(Records with drawing code)
* * *

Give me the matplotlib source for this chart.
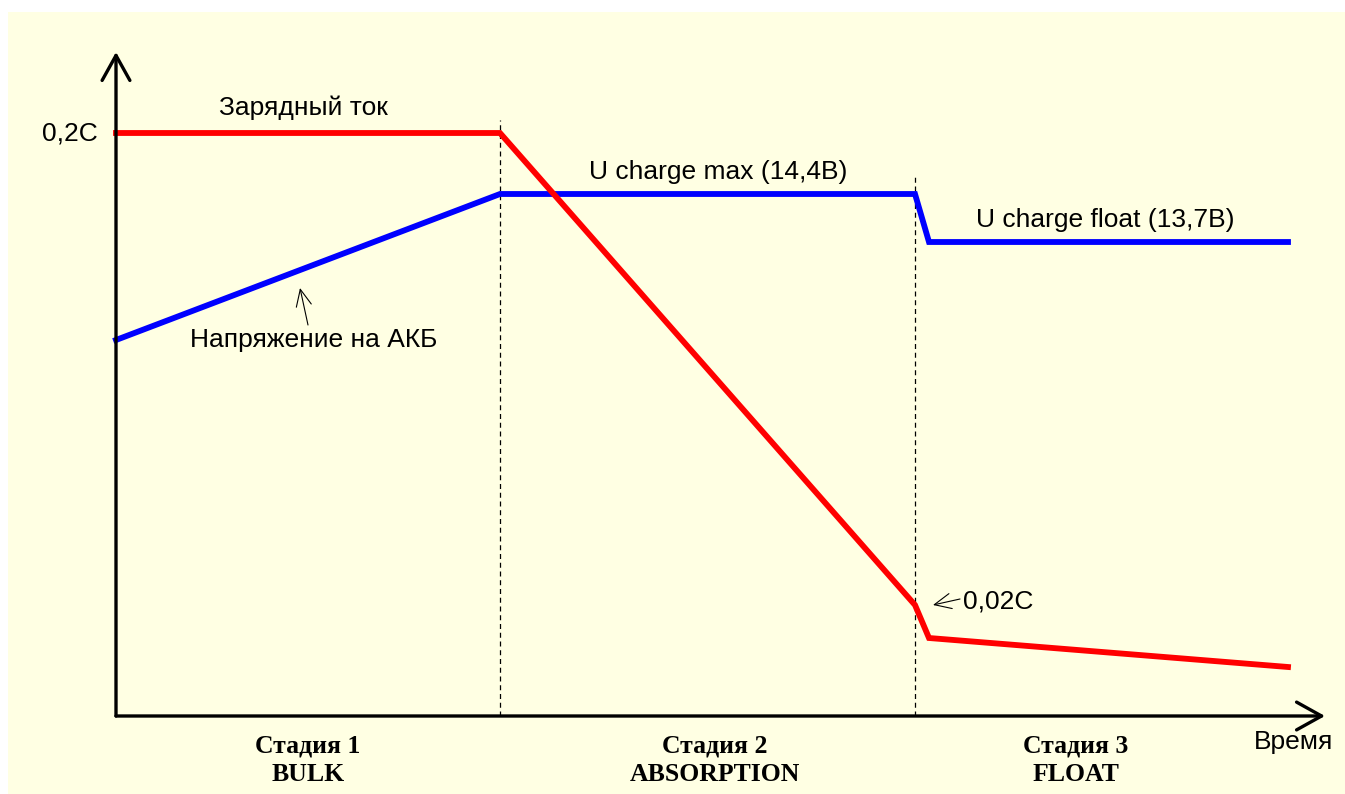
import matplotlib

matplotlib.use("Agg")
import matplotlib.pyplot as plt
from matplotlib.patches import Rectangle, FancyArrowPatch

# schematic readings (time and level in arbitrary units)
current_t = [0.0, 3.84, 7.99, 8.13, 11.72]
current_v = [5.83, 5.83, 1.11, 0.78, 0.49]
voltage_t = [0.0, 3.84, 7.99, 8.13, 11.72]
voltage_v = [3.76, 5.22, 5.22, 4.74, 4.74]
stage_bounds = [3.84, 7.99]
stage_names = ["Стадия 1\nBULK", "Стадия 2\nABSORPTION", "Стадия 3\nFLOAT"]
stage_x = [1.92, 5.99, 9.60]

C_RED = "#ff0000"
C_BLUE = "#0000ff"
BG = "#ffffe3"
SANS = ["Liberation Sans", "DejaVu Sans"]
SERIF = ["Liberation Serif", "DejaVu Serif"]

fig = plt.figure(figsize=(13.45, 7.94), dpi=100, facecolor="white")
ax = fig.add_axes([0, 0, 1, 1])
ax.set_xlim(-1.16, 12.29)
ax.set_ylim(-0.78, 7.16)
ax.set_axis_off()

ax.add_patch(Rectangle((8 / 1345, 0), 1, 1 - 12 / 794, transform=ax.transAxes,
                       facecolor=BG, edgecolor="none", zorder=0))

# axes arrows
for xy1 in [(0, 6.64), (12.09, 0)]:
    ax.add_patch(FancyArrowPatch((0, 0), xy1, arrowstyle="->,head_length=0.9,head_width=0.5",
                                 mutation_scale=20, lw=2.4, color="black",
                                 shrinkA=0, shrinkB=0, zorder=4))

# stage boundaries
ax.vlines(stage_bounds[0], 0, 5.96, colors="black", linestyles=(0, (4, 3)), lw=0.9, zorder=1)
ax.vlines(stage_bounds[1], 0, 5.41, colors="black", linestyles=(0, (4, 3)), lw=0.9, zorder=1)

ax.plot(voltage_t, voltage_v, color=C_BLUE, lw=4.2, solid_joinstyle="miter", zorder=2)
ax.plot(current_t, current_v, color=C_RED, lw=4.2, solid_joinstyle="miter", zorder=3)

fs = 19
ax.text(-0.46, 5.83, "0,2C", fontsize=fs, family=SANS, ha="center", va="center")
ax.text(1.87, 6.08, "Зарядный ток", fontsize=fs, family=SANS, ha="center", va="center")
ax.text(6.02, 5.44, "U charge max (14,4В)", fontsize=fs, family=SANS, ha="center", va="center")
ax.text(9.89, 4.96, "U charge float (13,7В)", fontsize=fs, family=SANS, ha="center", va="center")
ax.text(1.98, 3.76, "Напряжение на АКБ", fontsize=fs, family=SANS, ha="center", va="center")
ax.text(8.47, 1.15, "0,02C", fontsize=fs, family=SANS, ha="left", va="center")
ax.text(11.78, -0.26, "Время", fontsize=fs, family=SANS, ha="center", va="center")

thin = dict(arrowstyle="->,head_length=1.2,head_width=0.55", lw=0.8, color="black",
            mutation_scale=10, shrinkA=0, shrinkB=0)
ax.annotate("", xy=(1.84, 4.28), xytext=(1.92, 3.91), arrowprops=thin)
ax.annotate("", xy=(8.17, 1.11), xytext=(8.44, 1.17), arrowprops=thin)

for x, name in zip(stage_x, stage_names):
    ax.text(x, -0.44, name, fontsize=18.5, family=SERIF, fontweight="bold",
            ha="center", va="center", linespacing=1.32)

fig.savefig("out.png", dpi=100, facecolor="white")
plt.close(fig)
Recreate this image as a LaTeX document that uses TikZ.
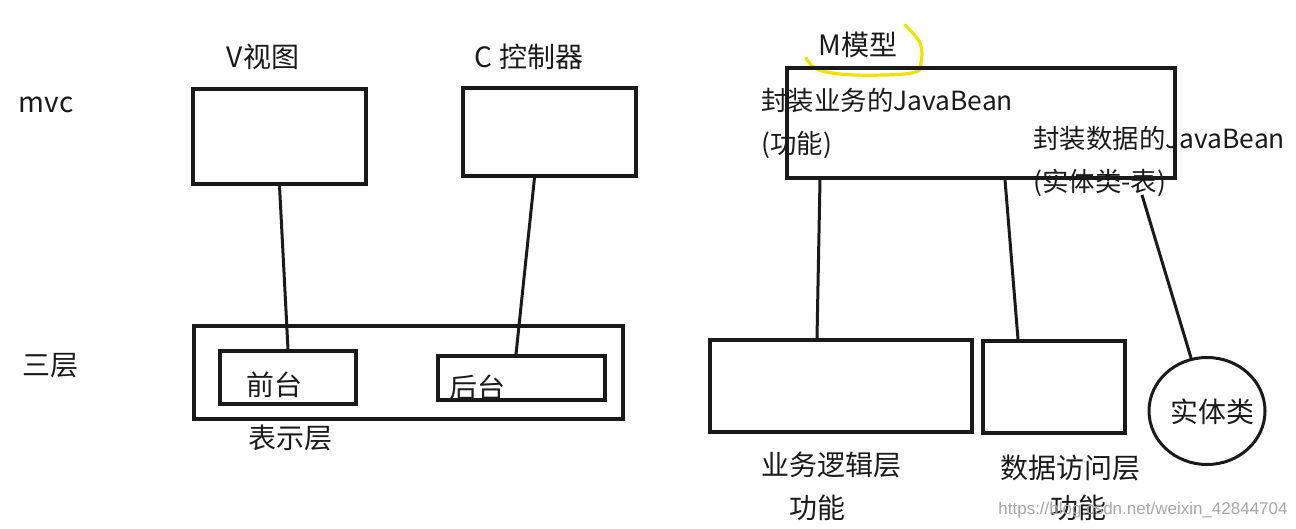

* * *

- [Task brief]: Pictures excluded, quote all the data above exactly.

- [Written response]:
Give me the matplotlib source for this chart.
import matplotlib

matplotlib.use("Agg")
import matplotlib.pyplot as plt
from matplotlib.patches import Rectangle, FancyArrowPatch

# schematic readings (time and level in arbitrary units)
current_t = [0.0, 3.84, 7.99, 8.13, 11.72]
current_v = [5.83, 5.83, 1.11, 0.78, 0.49]
voltage_t = [0.0, 3.84, 7.99, 8.13, 11.72]
voltage_v = [3.76, 5.22, 5.22, 4.74, 4.74]
stage_bounds = [3.84, 7.99]
stage_names = ["Стадия 1\nBULK", "Стадия 2\nABSORPTION", "Стадия 3\nFLOAT"]
stage_x = [1.92, 5.99, 9.60]

C_RED = "#ff0000"
C_BLUE = "#0000ff"
BG = "#ffffe3"
SANS = ["Liberation Sans", "DejaVu Sans"]
SERIF = ["Liberation Serif", "DejaVu Serif"]

fig = plt.figure(figsize=(13.45, 7.94), dpi=100, facecolor="white")
ax = fig.add_axes([0, 0, 1, 1])
ax.set_xlim(-1.16, 12.29)
ax.set_ylim(-0.78, 7.16)
ax.set_axis_off()

ax.add_patch(Rectangle((8 / 1345, 0), 1, 1 - 12 / 794, transform=ax.transAxes,
                       facecolor=BG, edgecolor="none", zorder=0))

# axes arrows
for xy1 in [(0, 6.64), (12.09, 0)]:
    ax.add_patch(FancyArrowPatch((0, 0), xy1, arrowstyle="->,head_length=0.9,head_width=0.5",
                                 mutation_scale=20, lw=2.4, color="black",
                                 shrinkA=0, shrinkB=0, zorder=4))

# stage boundaries
ax.vlines(stage_bounds[0], 0, 5.96, colors="black", linestyles=(0, (4, 3)), lw=0.9, zorder=1)
ax.vlines(stage_bounds[1], 0, 5.41, colors="black", linestyles=(0, (4, 3)), lw=0.9, zorder=1)

ax.plot(voltage_t, voltage_v, color=C_BLUE, lw=4.2, solid_joinstyle="miter", zorder=2)
ax.plot(current_t, current_v, color=C_RED, lw=4.2, solid_joinstyle="miter", zorder=3)

fs = 19
ax.text(-0.46, 5.83, "0,2C", fontsize=fs, family=SANS, ha="center", va="center")
ax.text(1.87, 6.08, "Зарядный ток", fontsize=fs, family=SANS, ha="center", va="center")
ax.text(6.02, 5.44, "U charge max (14,4В)", fontsize=fs, family=SANS, ha="center", va="center")
ax.text(9.89, 4.96, "U charge float (13,7В)", fontsize=fs, family=SANS, ha="center", va="center")
ax.text(1.98, 3.76, "Напряжение на АКБ", fontsize=fs, family=SANS, ha="center", va="center")
ax.text(8.47, 1.15, "0,02C", fontsize=fs, family=SANS, ha="left", va="center")
ax.text(11.78, -0.26, "Время", fontsize=fs, family=SANS, ha="center", va="center")

thin = dict(arrowstyle="->,head_length=1.2,head_width=0.55", lw=0.8, color="black",
            mutation_scale=10, shrinkA=0, shrinkB=0)
ax.annotate("", xy=(1.84, 4.28), xytext=(1.92, 3.91), arrowprops=thin)
ax.annotate("", xy=(8.17, 1.11), xytext=(8.44, 1.17), arrowprops=thin)

for x, name in zip(stage_x, stage_names):
    ax.text(x, -0.44, name, fontsize=18.5, family=SERIF, fontweight="bold",
            ha="center", va="center", linespacing=1.32)

fig.savefig("out.png", dpi=100, facecolor="white")
plt.close(fig)
Recreate this image as a LaTeX document that uses TikZ.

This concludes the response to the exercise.